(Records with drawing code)
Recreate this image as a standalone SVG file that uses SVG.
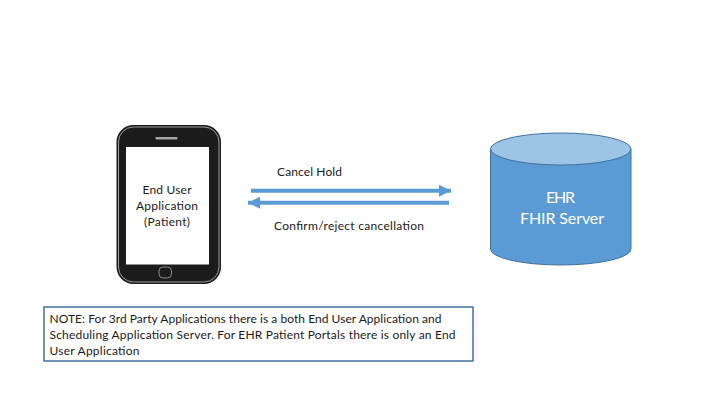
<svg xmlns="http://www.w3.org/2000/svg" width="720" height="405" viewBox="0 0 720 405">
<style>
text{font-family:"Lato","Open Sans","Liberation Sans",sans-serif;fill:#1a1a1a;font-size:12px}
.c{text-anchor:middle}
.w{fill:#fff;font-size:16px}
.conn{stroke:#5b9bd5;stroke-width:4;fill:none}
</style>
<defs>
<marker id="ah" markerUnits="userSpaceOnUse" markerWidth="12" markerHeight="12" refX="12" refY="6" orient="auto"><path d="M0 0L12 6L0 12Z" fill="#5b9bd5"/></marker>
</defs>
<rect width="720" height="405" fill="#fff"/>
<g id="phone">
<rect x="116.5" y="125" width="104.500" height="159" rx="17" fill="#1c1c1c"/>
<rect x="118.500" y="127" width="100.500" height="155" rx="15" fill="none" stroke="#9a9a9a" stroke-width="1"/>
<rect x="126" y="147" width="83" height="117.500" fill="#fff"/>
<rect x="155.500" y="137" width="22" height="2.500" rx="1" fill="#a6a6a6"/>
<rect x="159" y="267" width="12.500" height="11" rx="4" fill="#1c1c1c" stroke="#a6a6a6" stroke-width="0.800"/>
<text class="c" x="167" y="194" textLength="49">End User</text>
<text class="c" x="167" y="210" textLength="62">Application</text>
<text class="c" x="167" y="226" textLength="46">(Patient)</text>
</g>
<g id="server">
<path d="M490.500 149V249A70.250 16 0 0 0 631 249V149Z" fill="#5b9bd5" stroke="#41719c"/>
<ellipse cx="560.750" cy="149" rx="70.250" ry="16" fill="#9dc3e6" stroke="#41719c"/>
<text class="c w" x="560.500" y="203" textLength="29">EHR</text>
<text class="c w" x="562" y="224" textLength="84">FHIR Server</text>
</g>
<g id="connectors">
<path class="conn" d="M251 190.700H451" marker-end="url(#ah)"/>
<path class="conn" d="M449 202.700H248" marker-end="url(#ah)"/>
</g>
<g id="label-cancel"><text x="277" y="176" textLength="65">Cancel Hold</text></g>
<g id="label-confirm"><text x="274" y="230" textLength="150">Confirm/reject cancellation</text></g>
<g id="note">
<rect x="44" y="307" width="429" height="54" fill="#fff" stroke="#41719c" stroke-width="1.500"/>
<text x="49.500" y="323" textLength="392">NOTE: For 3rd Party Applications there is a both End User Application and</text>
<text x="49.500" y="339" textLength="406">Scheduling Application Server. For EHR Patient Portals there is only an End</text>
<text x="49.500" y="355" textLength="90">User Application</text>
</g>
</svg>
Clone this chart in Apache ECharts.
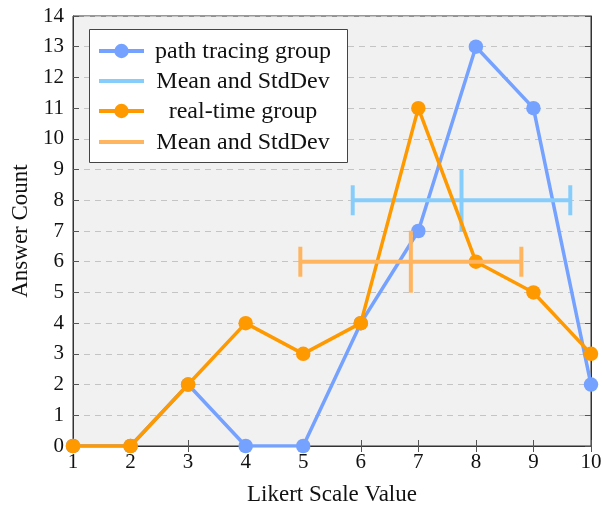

- _GOAL OF THE EXERCISE_: Write out all the entries word for word, but skip any images.

- _EXERCISE RESULT_:
Recreate this image as a standalone SVG file that uses SVG.
<svg xmlns="http://www.w3.org/2000/svg" width="720" height="405" viewBox="0 0 720 405">
<style>
text{font-family:"Lato","Open Sans","Liberation Sans",sans-serif;fill:#1a1a1a;font-size:12px}
.c{text-anchor:middle}
.w{fill:#fff;font-size:16px}
.conn{stroke:#5b9bd5;stroke-width:4;fill:none}
</style>
<defs>
<marker id="ah" markerUnits="userSpaceOnUse" markerWidth="12" markerHeight="12" refX="12" refY="6" orient="auto"><path d="M0 0L12 6L0 12Z" fill="#5b9bd5"/></marker>
</defs>
<rect width="720" height="405" fill="#fff"/>
<g id="phone">
<rect x="116.5" y="125" width="104.500" height="159" rx="17" fill="#1c1c1c"/>
<rect x="118.500" y="127" width="100.500" height="155" rx="15" fill="none" stroke="#9a9a9a" stroke-width="1"/>
<rect x="126" y="147" width="83" height="117.500" fill="#fff"/>
<rect x="155.500" y="137" width="22" height="2.500" rx="1" fill="#a6a6a6"/>
<rect x="159" y="267" width="12.500" height="11" rx="4" fill="#1c1c1c" stroke="#a6a6a6" stroke-width="0.800"/>
<text class="c" x="167" y="194" textLength="49">End User</text>
<text class="c" x="167" y="210" textLength="62">Application</text>
<text class="c" x="167" y="226" textLength="46">(Patient)</text>
</g>
<g id="server">
<path d="M490.500 149V249A70.250 16 0 0 0 631 249V149Z" fill="#5b9bd5" stroke="#41719c"/>
<ellipse cx="560.750" cy="149" rx="70.250" ry="16" fill="#9dc3e6" stroke="#41719c"/>
<text class="c w" x="560.500" y="203" textLength="29">EHR</text>
<text class="c w" x="562" y="224" textLength="84">FHIR Server</text>
</g>
<g id="connectors">
<path class="conn" d="M251 190.700H451" marker-end="url(#ah)"/>
<path class="conn" d="M449 202.700H248" marker-end="url(#ah)"/>
</g>
<g id="label-cancel"><text x="277" y="176" textLength="65">Cancel Hold</text></g>
<g id="label-confirm"><text x="274" y="230" textLength="150">Confirm/reject cancellation</text></g>
<g id="note">
<rect x="44" y="307" width="429" height="54" fill="#fff" stroke="#41719c" stroke-width="1.500"/>
<text x="49.500" y="323" textLength="392">NOTE: For 3rd Party Applications there is a both End User Application and</text>
<text x="49.500" y="339" textLength="406">Scheduling Application Server. For EHR Patient Portals there is only an End</text>
<text x="49.500" y="355" textLength="90">User Application</text>
</g>
</svg>
Clone this chart in Apache ECharts.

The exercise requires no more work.